Question for those of you still reading: Is it like this everywhere or is this just this region? I can't believe that the entire nation runs on a disposible contract labor mentality like Upstate New York does.

brian Rupnow
01-09-2009, 03:27 PM
Damn man, Its like that everywhere in North America. It ain't particular to upstate New York!!!

Alistair Hosie
01-09-2009, 04:57 PM
Sorry to heaR that Tony I hope things improve soon God Bless Alistair

Weston Bye
01-09-2009, 06:58 PM
They just had another round of layoffs at the Tier II where I work. The survivors got a 5% pay cut. I am still there, but... things still look bleak.

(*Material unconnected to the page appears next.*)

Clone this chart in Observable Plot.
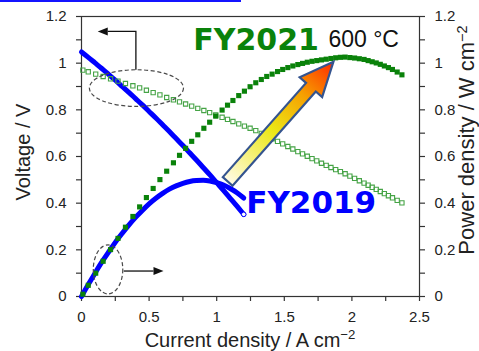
<!DOCTYPE html>
<html>
<head>
<meta charset="utf-8">
<script src="https://cdn.jsdelivr.net/npm/d3@7"></script>
<script src="https://cdn.jsdelivr.net/npm/@observablehq/plot@0.6"></script>
<style>
  html, body { margin: 0; padding: 0; background: #fff; }
  #wrap { position: relative; width: 479px; height: 351px; overflow: hidden; }
  #topbar { position: absolute; left: 0; top: 0; width: 241px; height: 2px; background: #1414ff; }
</style>
</head>
<body>
<div id="wrap"><div id="chart"></div><div id="topbar"></div></div>
<script>
// FY2021 cell at 600 °C: current density (A cm^-2), cell voltage (V), power density (W cm^-2)
const current2021 = [0.01, 0.05, 0.105, 0.16, 0.215, 0.27, 0.325, 0.38, 0.43, 0.48, 0.53, 0.58, 0.63, 0.68, 0.725, 0.77, 0.815, 0.86, 0.905, 0.948, 0.993, 1.04, 1.08, 1.12, 1.163, 1.205, 1.247, 1.289, 1.33, 1.37, 1.41, 1.45, 1.488, 1.526, 1.563, 1.6, 1.635, 1.67, 1.705, 1.74, 1.775, 1.81, 1.845, 1.88, 1.915, 1.95, 1.985, 2.02, 2.055, 2.09, 2.12, 2.15, 2.18, 2.21, 2.24, 2.27, 2.30, 2.335, 2.37];
const voltage2021 = [0.970, 0.963, 0.953, 0.943, 0.933, 0.923, 0.913, 0.903, 0.894, 0.884, 0.874, 0.864, 0.853, 0.843, 0.834, 0.825, 0.816, 0.806, 0.797, 0.788, 0.778, 0.768, 0.759, 0.750, 0.740, 0.730, 0.721, 0.711, 0.699, 0.688, 0.676, 0.665, 0.654, 0.643, 0.632, 0.621, 0.611, 0.601, 0.591, 0.581, 0.571, 0.562, 0.553, 0.544, 0.535, 0.526, 0.516, 0.506, 0.496, 0.486, 0.477, 0.468, 0.459, 0.450, 0.441, 0.432, 0.423, 0.412, 0.401];
const power2021 = [0.010, 0.048, 0.100, 0.151, 0.201, 0.249, 0.297, 0.343, 0.384, 0.424, 0.463, 0.501, 0.537, 0.573, 0.605, 0.635, 0.665, 0.693, 0.721, 0.747, 0.773, 0.799, 0.820, 0.840, 0.861, 0.880, 0.899, 0.916, 0.930, 0.943, 0.953, 0.964, 0.973, 0.981, 0.988, 0.994, 0.999, 1.004, 1.008, 1.011, 1.014, 1.017, 1.020, 1.023, 1.025, 1.026, 1.024, 1.022, 1.019, 1.016, 1.011, 1.006, 1.001, 0.995, 0.988, 0.981, 0.973, 0.962, 0.950];

// FY2019 cell
const current2019 = [0, 0.05, 0.1, 0.15, 0.2, 0.25, 0.3, 0.35, 0.4, 0.45, 0.5, 0.55, 0.6, 0.65, 0.7, 0.75, 0.8, 0.85, 0.9, 0.95, 1.0, 1.05, 1.1, 1.15, 1.2];
const voltage2019 = [1.048, 1.025, 1.001, 0.977, 0.952, 0.927, 0.901, 0.875, 0.848, 0.821, 0.793, 0.765, 0.736, 0.707, 0.677, 0.647, 0.616, 0.585, 0.553, 0.521, 0.488, 0.455, 0.421, 0.387, 0.352];
const power2019 = [0, 0.051, 0.100, 0.147, 0.190, 0.232, 0.270, 0.306, 0.339, 0.369, 0.397, 0.421, 0.442, 0.460, 0.474, 0.485, 0.493, 0.497, 0.498, 0.495, 0.488, 0.478, 0.463, 0.445, 0.422];

// Axis ticks
const xTicks = [0, 0.5, 1, 1.5, 2, 2.5];
const xTickLabels = ["0", "0.5", "1", "1.5", "2", "2.5"];
const xMinorTicks = [0.25, 0.75, 1.25, 1.75, 2.25];
const yTicks = [0, 0.2, 0.4, 0.6, 0.8, 1, 1.2];
const yTickLabels = ["0", "0.2", "0.4", "0.6", "0.8", "1", "1.2"];
const yMinorTicks = [0.1, 0.3, 0.5, 0.7, 0.9, 1.1];

const fy2021 = current2021.map((c, i) => ({current: c, voltage: voltage2021[i], power: power2021[i]}));
const fy2019 = current2019.map((c, i) => ({current: c, voltage: voltage2019[i], power: power2019[i]}));

const BLUE = "#0000ff";
const GREEN_DARK = "#0a820a";
const GREEN_LIGHT = "#45a345";
const AXIS = "#333";

const xFmt = d => xTickLabels[xTicks.indexOf(d)];
const yFmt = d => yTickLabels[yTicks.indexOf(d)];
const none = () => "";
const axisCommon = {tickSize: 5, tickPadding: 10, label: null, stroke: AXIS, strokeWidth: 1.2};

const plot = Plot.plot({
  width: 479,
  height: 351,
  marginLeft: 81,
  marginRight: 60,
  marginTop: 16,
  marginBottom: 55,
  x: {domain: [0, 2.5]},
  y: {domain: [0, 1.2]},
  style: {fontFamily: "'Liberation Sans', Arial, sans-serif", fontSize: "15px", color: "#222", background: "#fff", overflow: "visible"},
  marks: [
    Plot.axisY(yMinorTicks, {...axisCommon, anchor: "left", tickFormat: none}),
    Plot.axisY(yTicks, {...axisCommon, anchor: "left", tickFormat: yFmt}),
    Plot.axisY(yMinorTicks, {...axisCommon, anchor: "right", tickFormat: none}),
    Plot.axisY(yTicks, {...axisCommon, anchor: "right", tickFormat: yFmt}),
    Plot.axisX(xMinorTicks, {...axisCommon, anchor: "bottom", tickFormat: none}),
    Plot.axisX(xTicks, {...axisCommon, anchor: "bottom", tickFormat: xFmt}),
    Plot.frame({stroke: AXIS, strokeWidth: 1.2}),
    // FY2019: voltage and power as thick blue curves
    Plot.line(fy2019, {x: "current", y: "voltage", stroke: BLUE, strokeWidth: 5, curve: "monotone-x"}),
    Plot.line(fy2019, {x: "current", y: "power", stroke: BLUE, strokeWidth: 5, curve: "monotone-x"}),
    Plot.dot(fy2019.slice(-1), {x: "current", y: "voltage", r: 2.3, stroke: BLUE, fill: "#fff", strokeWidth: 1}),
    // FY2021: open squares for voltage, filled squares for power
    Plot.dot(fy2021, {x: "current", y: "voltage", symbol: "square", r: 2.4, stroke: GREEN_LIGHT, strokeWidth: 1.1, fill: "none"}),
    Plot.dot(fy2021, {x: "current", y: "power", symbol: "square", r: 2.9, fill: GREEN_DARK, stroke: "none"})
  ]
});

document.getElementById("chart").appendChild(plot);

// Annotations, placed in data units and converted with the plot's scales
const X = plot.scale("x"), Y = plot.scale("y");
const px = v => X.apply(v), py = v => Y.apply(v);
const svg = d3.select(plot);
const ann = svg.append("g");

// dashed ellipses marking which curves belong to which axis
const ellipses = [
  {cx: 0.41, cy: 0.891, rx: 0.348, ry: 0.0786},
  {cx: 0.20, cy: 0.114, rx: 0.109, ry: 0.105}
];
for (const e of ellipses) {
  ann.append("ellipse")
    .attr("cx", px(e.cx)).attr("cy", py(e.cy))
    .attr("rx", px(e.cx + e.rx) - px(e.cx)).attr("ry", py(e.cy) - py(e.cy + e.ry))
    .attr("fill", "none").attr("stroke", "#4a4a4a").attr("stroke-width", 1.2)
    .attr("stroke-dasharray", "4 2.5");
}

// pointer arrows: to the left axis (voltage) and to the right axis (power)
const pointers = [
  [[0.406, 0.97], [0.406, 1.134], [0.124, 1.134]],
  [[0.316, 0.107], [0.61, 0.107]]
];
for (const pts of pointers) {
  const p = pts.map(([a, b]) => [px(a), py(b)]);
  const tip = p[p.length - 1], prev = p[p.length - 2];
  const dx = tip[0] - prev[0], dy = tip[1] - prev[1];
  const len = Math.hypot(dx, dy), ux = dx / len, uy = dy / len;
  const hl = 10, hw = 4;
  const base = [tip[0] - ux * hl, tip[1] - uy * hl];
  const lineEnd = p.slice(0, -1).concat([base]);
  ann.append("path").attr("d", d3.line()(lineEnd)).attr("fill", "none").attr("stroke", "#111").attr("stroke-width", 1.3);
  ann.append("path")
    .attr("d", d3.line()([tip, [base[0] - uy * hw, base[1] + ux * hw], [base[0] + uy * hw, base[1] - ux * hw]]) + "Z")
    .attr("fill", "#111");
}

// block arrow showing the improvement from FY2019 to FY2021
{
  const t0 = [px(1.085), py(0.491)], t1 = [px(1.867), py(1.004)];
  const dx = t1[0] - t0[0], dy = t1[1] - t0[1];
  const L = Math.hypot(dx, dy), ux = dx / L, uy = dy / L, nx = -uy, ny = ux;
  const sw = 6.5, hw = 15, hl = 34;
  const P = (s, n) => [t0[0] + ux * s + nx * n, t0[1] + uy * s + ny * n];
  const poly = [P(0, -sw), P(L - hl, -sw), P(L - hl, -hw), P(L, 0), P(L - hl, hw), P(L - hl, sw), P(0, sw)];
  const defs = svg.append("defs");
  const g = defs.append("linearGradient").attr("id", "improve").attr("gradientUnits", "userSpaceOnUse")
    .attr("x1", t0[0]).attr("y1", t0[1]).attr("x2", t1[0]).attr("y2", t1[1]);
  [[0, "#fffbe6"], [0.42, "#ece817"], [0.72, "#f6a000"], [1, "#ff2a00"]].forEach(([o, c]) =>
    g.append("stop").attr("offset", o).attr("stop-color", c));
  ann.append("path").attr("d", d3.line()(poly) + "Z")
    .attr("fill", "url(#improve)").attr("stroke", "#34548f").attr("stroke-width", 2.2).attr("stroke-linejoin", "miter");
}

// series labels
const labels = [
  {text: "FY2021", x: 0.83, y: 1.056, size: 30, weight: "bold", fill: GREEN_DARK, font: "'DejaVu Sans', Verdana, sans-serif"},
  {text: "600 °C", x: 1.83, y: 1.069, size: 23, weight: "normal", fill: "#111", font: "'Liberation Sans', Arial, sans-serif"},
  {text: "FY2019", x: 1.222, y: 0.356, size: 31, weight: "bold", fill: BLUE, font: "'DejaVu Sans', Verdana, sans-serif"}
];
for (const l of labels) {
  ann.append("text").attr("x", px(l.x)).attr("y", py(l.y))
    .attr("text-anchor", "start")
    .attr("font-family", l.font).attr("font-size", l.size).attr("font-weight", l.weight)
    .attr("fill", l.fill).text(l.text);
}

// axis titles
const titleFont = "'Liberation Sans', Arial, sans-serif";
function title(x, y, rot, size, main, sup, lift) {
  const t = svg.append("text").attr("transform", `translate(${x},${y}) rotate(${rot})`)
    .attr("text-anchor", "middle").attr("font-family", titleFont).attr("font-size", size).attr("fill", "#222");
  t.append("tspan").text(main);
  if (sup) {
    t.append("tspan").attr("dy", -size * lift).attr("font-size", size * 0.66).text(sup);
  }
  return t;
}
title((px(0) + px(2.5)) / 2, 347, 0, 20, "Current density / A cm", "\u22122", 0.4);
title(30, 152, -90, 20, "Voltage / V");
title(474, 140, -90, 22, "Power density / W cm", "\u22122", 0.3);
</script>
</body>
</html>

I feel like a cannon on a 17th century man-of-war. When the battle was going badly and the only option was to turn and run, or the ship was taking on water, it was not unusual to throw the guns over the side to lighten the ship for more speed or to keep from sinking.

George Bulliss
01-09-2009, 09:34 PM
I stopped into a friendís garage-shop today at lunch to return some borrowed items and of course the talk turned to the state of the local shops. He told me about two that recently went under and I clued him into two others that I knew about. And this is a small town. We have had shops closing for the last five years up here a on the fringes of the Detroit supply chain. At the start of the recent downturn, the only shops left here were the well run, efficient shops, and now they are starting to drop.

These are highly skilled workers, making a decent middle class income that are being turned loose into a work environment with no options. And what gets me is, you only find out about it when you drive by and notice that the shop has not been plowed in over a month. Up here in the retirement belt, no one really cares that manufacturing is disappearing, perhaps forever.


01-09-2009, 09:48 PM
Sorry to hear it Tony,times are rough right now.

Things here are still moving,heavy construction,oilfield shops and gravel mining are still going,mostly on multi-year projects that have the financing already secured.